We affirm the judgment of the trial court.
NOTES
[1] Defendant has also argued that the trial court erred in failing to file findings of fact and conclusions of law. We have directed the trial court to file its findings, and it has done so. Any prejudice resulting from the trial court's initial failure to timely file its findings has been cured. Rose v. Rose, 598 S.W.2d 889, 892 (Tex. Civ.App.-Dallas 1980, writ dism'd w.o.j.).
[2] The trial court awarded Owner actual damages for the loss of a sale of the aircraft resulting from the lack of log books, the cost of regaining possession of the aircraft and log books, the expense of attempting to recreate the lost log books, the expense of insuring the aircraft until it was sold, and the reasonable rental value of the aircraft during the period that the log books were unavailable.
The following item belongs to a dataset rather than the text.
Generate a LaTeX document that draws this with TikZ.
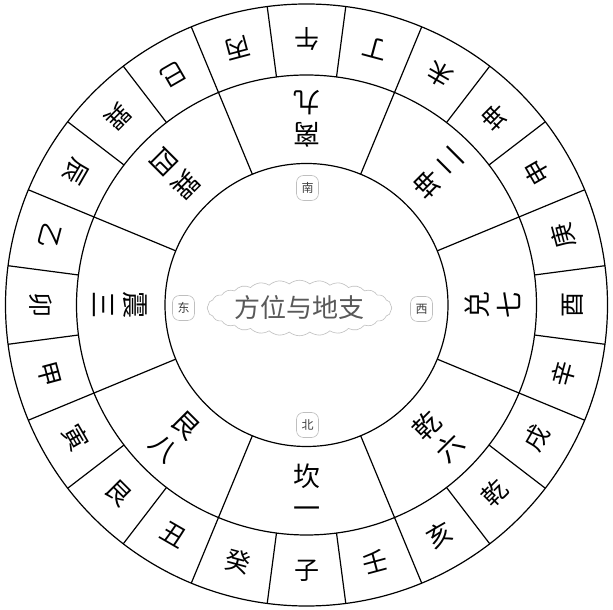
\documentclass[tikz,border=0pt]{standalone}
\usepackage{fontspec}
\newfontfamily\cjk{Noto Sans CJK SC}
\usetikzlibrary{shapes.symbols}
\tikzset{
  ring/.style={line width=1.2pt, black},
  outerlbl/.style={font=\cjk\fontsize{25}{25}\selectfont, inner sep=0pt},
  midlbl/.style={font=\cjk\fontsize{27}{32}\selectfont, inner sep=0pt, align=center},
  dirlbl/.style={font=\cjk\fontsize{12}{12}\selectfont, text=black!75, draw=black!25, line width=0.6pt, rounded corners=7pt, minimum width=22pt, minimum height=25pt, inner sep=1pt},
  titlelbl/.style={font=\cjk\fontsize{26}{26}\selectfont, text=black!65, draw=black!25, line width=0.6pt, cloud, cloud puffs=28, cloud puff arc=80, aspect=3.8, minimum width=146pt, minimum height=38pt, inner sep=0pt}
}
\begin{document}
\begin{tikzpicture}[x=1pt,y=1pt]
\useasboundingbox (0,0) rectangle (613,610);
\fill[white] (0,0) rectangle (613,610);
\coordinate (O) at (306.5,305);
\begin{scope}[shift={(O)}]
  \draw[ring] (0,0) circle (301);
  \draw[ring] (0,0) circle (230);
  \draw[ring] (0,0) circle (141.5);
  \foreach \k in {0,...,23} {
    \pgfmathsetmacro{\ang}{-82.5+15*\k}
    \draw[ring] (\ang:230) -- (\ang:301);
  }
  \foreach \k in {0,...,7} {
    \pgfmathsetmacro{\ang}{22.5+45*\k}
    \draw[ring] (\ang:141.5) -- (\ang:230);
  }
  \foreach \t/\a [count=\i] in {子/-90,癸/-105,丑/-120,艮/-135,寅/-150,甲/-165,卯/-180,乙/-195,辰/-210,巽/-225,巳/-240,丙/-255,午/-270,丁/-285,未/-300,坤/-315,申/-330,庚/-345,酉/-360,辛/-375,戌/-390,乾/-405,亥/-420,壬/-435} {
    \node[outerlbl, rotate=\a+90] (m\i) at (\a:266) {\t};
  }
  \node[midlbl, rotate=0]    (g1) at (-90:186)  {坎\\一};
  \node[midlbl, rotate=-45]  (g2) at (-135:186) {艮\\八};
  \node[midlbl, rotate=-90]  (g3) at (180:186)  {震\\三};
  \node[midlbl, rotate=-135] (g4) at (135:186)  {巽\\四};
  \node[midlbl, rotate=180]  (g5) at (90:186)   {离\\九};
  \node[midlbl, rotate=135]  (g6) at (45:186)   {坤\\二};
  \node[midlbl, rotate=90]   (g7) at (0:186)    {兑\\七};
  \node[midlbl, rotate=45]   (g8) at (-45:186)  {乾\\六};
  \node[dirlbl] (south) at (1,117) {南};
  \node[dirlbl] (north) at (1,-120) {北};
  \node[dirlbl] (east) at (-123,-3) {东};
  \node[dirlbl] (west) at (115,-4) {西};
  \node[titlelbl] (title) at (-7,-3) {方位与地支};
\end{scope}
\end{tikzpicture}
\end{document}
The trial court based its award of actual damages to Broker on his loss of his commission resulting from the lost sale of the aircraft.
[3] With respect to the plaintiff receiving the lower ratio of exemplaries, the Johnson court concluded "we consider the jury's award ... to be reasonable." Clearly, this latter statement was imprecise. It is well settled that appellate courts do not find facts; they only unfind facts. See Pool v. Ford Motor Co., 715 S.W.2d 629, 634 (Tex.1986). More properly, the court should have declared "we consider the jury's award ... not to be unreasonable."
[4] The mechanical application of ratios was declared improper in Tatum v. Preston Carter Co., 702 S.W.2d 186 (Tex.1986). Johnson skates very close to a collision with that holding.